Do you want to buy a timeshare? They yelled at us.
Say what?
They told us they worked for the timeshare up the street that was having an open house. And we, the shiny new tourists in our shiny new rental van, were one of the few, the select, the chosen ones invited to attend said open house. They managed to convey all of this important information to us while driving next to us down the road. It was amazing, you know, like the thrill of winning the lottery or something. I mean out of all the people on the beach, we had been selected for this amazing behind the scenes tour. Imagine our luck.
All set, Kenny waved as he finally put the mini van over the speed limit to lose their tail.
And this, folks, was my first sign of the plight of the timeshare industry, which, when my grandparents bought into it, was a good deal. Now, they're hiring two guys who looked like they got lost on their way to spring break on Daytona Beach to accost people in traffic.
Maybe people don't want to bet in hermit crab races. Maybe it's that they can't afford the amount of silver and gold jewelry you are required to wear by the pool with the permanently tan 80-year-old men in their Speedos.
Evidence of the timeshare's woes continued when Kenny had another encounter on the beach. Now I'd spotted golf carts going up and down the beach and assumed they were part of the beach patrol or something. That's what they want you to think. It's their plan — fool you into thinking they're there to help. As Kenny was taking a walk one morning, a woman on a golf cart pulled up next to him and told him he had been selected as a special guest for an exciting timeshare tour down the way. We were really beating the odds this week.
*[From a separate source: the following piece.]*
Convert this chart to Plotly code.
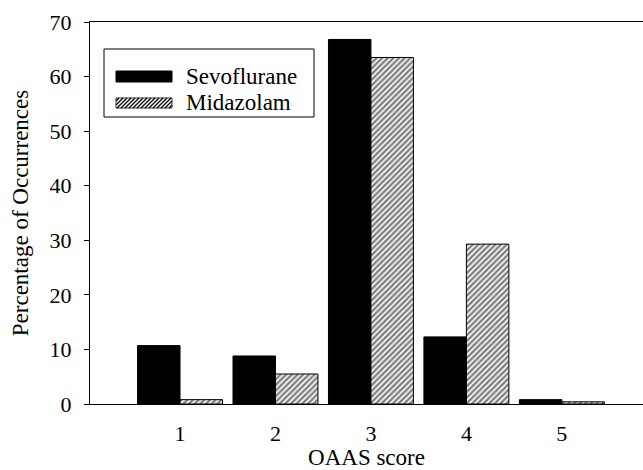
import plotly.graph_objects as go

categories = [1, 2, 3, 4, 5]
sevoflurane = [10.7, 8.8, 66.8, 12.3, 0.8]
midazolam = [0.8, 5.5, 63.5, 29.3, 0.4]
series_names = ["Sevoflurane", "Midazolam"]
y_ticks = [0, 10, 20, 30, 40, 50, 60, 70]

W, H = 643, 470
ML, MR, MT, MB = 90, 0, 22, 66
FONT = "Liberation Serif"

fig = go.Figure()
fig.add_trace(go.Bar(
    x=categories, y=sevoflurane, name=series_names[0],
    marker=dict(color="black", line=dict(color="black", width=1)),
    showlegend=False,
))
fig.add_trace(go.Bar(
    x=categories, y=midazolam, name=series_names[1],
    marker=dict(color="white", line=dict(color="black", width=1),
                pattern=dict(shape="/", size=4, solidity=0.6,
                             fgcolor="black", bgcolor="white")),
    showlegend=False,
))

pw, ph = W - ML - MR, H - MT - MB
def px(x):
    return (x - ML) / pw
def py(y):
    return (H - MB - y) / ph

shapes = []
shapes.append(dict(type="rect", xref="paper", yref="paper",
                   x0=px(104), x1=px(314), y0=py(117), y1=py(49),
                   line=dict(color="black", width=1), fillcolor="white", layer="above"))
shapes.append(dict(type="rect", xref="paper", yref="paper",
                   x0=px(116), x1=px(172), y0=py(82), y1=py(71),
                   line=dict(color="black", width=1), fillcolor="black", layer="above"))
sx0, sx1, sy0, sy1 = 116, 172, 98, 108
shapes.append(dict(type="rect", xref="paper", yref="paper",
                   x0=px(sx0), x1=px(sx1), y0=py(sy1), y1=py(sy0),
                   line=dict(color="black", width=0.8), fillcolor="white", layer="above"))
path = ""
k = sx0 + sy0 + 3
while k < sx1 + sy1:
    xa = max(sx0, k - sy1)
    xb = min(sx1, k - sy0)
    if xb > xa:
        path += f"M{px(xa)},{py(k - xa)}L{px(xb)},{py(k - xb)}"
    k += 4
shapes.append(dict(type="path", xref="paper", yref="paper", path=path,
                   line=dict(color="black", width=1.3), layer="above"))

annotations = [
    dict(text=series_names[0], xref="paper", yref="paper", x=px(184), y=py(76),
         xanchor="left", yanchor="middle", showarrow=False,
         font=dict(family=FONT, size=23, color="black")),
    dict(text=series_names[1], xref="paper", yref="paper", x=px(184), y=py(103),
         xanchor="left", yanchor="middle", showarrow=False,
         font=dict(family=FONT, size=23, color="black")),
]

fig.update_layout(
    width=W, height=H,
    margin=dict(l=ML, r=MR, t=MT, b=MB, autoexpand=False),
    paper_bgcolor="white", plot_bgcolor="white",
    barmode="group", bargap=0.11, bargroupgap=0,
    font=dict(family=FONT, size=22, color="black"),
    shapes=shapes, annotations=annotations,
    xaxis=dict(
        range=[0.057, 5.85], tickvals=categories, ticktext=[str(c) for c in categories],
        showgrid=False, zeroline=False, showline=True, linecolor="black", linewidth=1,
        mirror=True, ticks="", ticklabelstandoff=10, automargin=False,
        title=dict(text="OAAS score", standoff=8, font=dict(family=FONT, size=23)),
        tickfont=dict(family=FONT, size=22),
    ),
    yaxis=dict(
        range=[0, 70], tickvals=y_ticks, automargin=False,
        showgrid=False, zeroline=False, showline=True, linecolor="black", linewidth=1,
        ticks="outside", ticklen=5, tickcolor="black", ticklabelstandoff=8,
        title=dict(text="Percentage of Occurrences", standoff=14, font=dict(family=FONT, size=23)),
        tickfont=dict(family=FONT, size=22),
    ),
)

fig.write_html("out.html", config={"displayModeBar": False},
               post_script="document.body.style.margin='0px';document.body.style.overflow='hidden';")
Imagine that, not only had we been the lucky winners on the street, but the beach also. Our odds were so good it might be time to take that casino cruise off the Florida coast for the night.
Kenny waved her away and managed to escape.
But others were not so lucky.
Elderly people were being abducted from the beaches at record numbers by these golf cart crusaders. The cart drivers would see a couple walking slowly, stop, and offer then a seat on the back of their golf cart. How considerate. They before the elderly couple could catch their breath, the cart was off and running back to the timeshare.
We've got some live ones here, they no doubt radio ahead to the timeshare people at the other end.
I managed to snap some "surveillance photos" from my timeshare window of these cart crusaders in action. They really have the cover down well. Some even pretend they are innocently stopping to feed the sea gulls in the same area as some unlucky, or lucky, tourists.
Still, despite all of these guaranteed tactics, they were coming up short. I can't imagine why.
By the end of the week, they were getting desperate, in terms of making an actual sale and finding competent help. No doubt, these salespeople work on some kind of commission basis and with no sales, well, that was the end of them. Their pool of prospective sales weasels was dwindling. By the end of the week, Kenny was approached by another sales person on the beach who looked like the after photo on the "don't do meth" public awareness commercials. In a raspy voice, she offered him $100 in cash to just look at the timeshare. Hey did I hear they were handing out free cigarettes too? Oops, sorry, that's what they were now paying their salespeople in these days.
Yes, he turned it down. Cigarettes and all.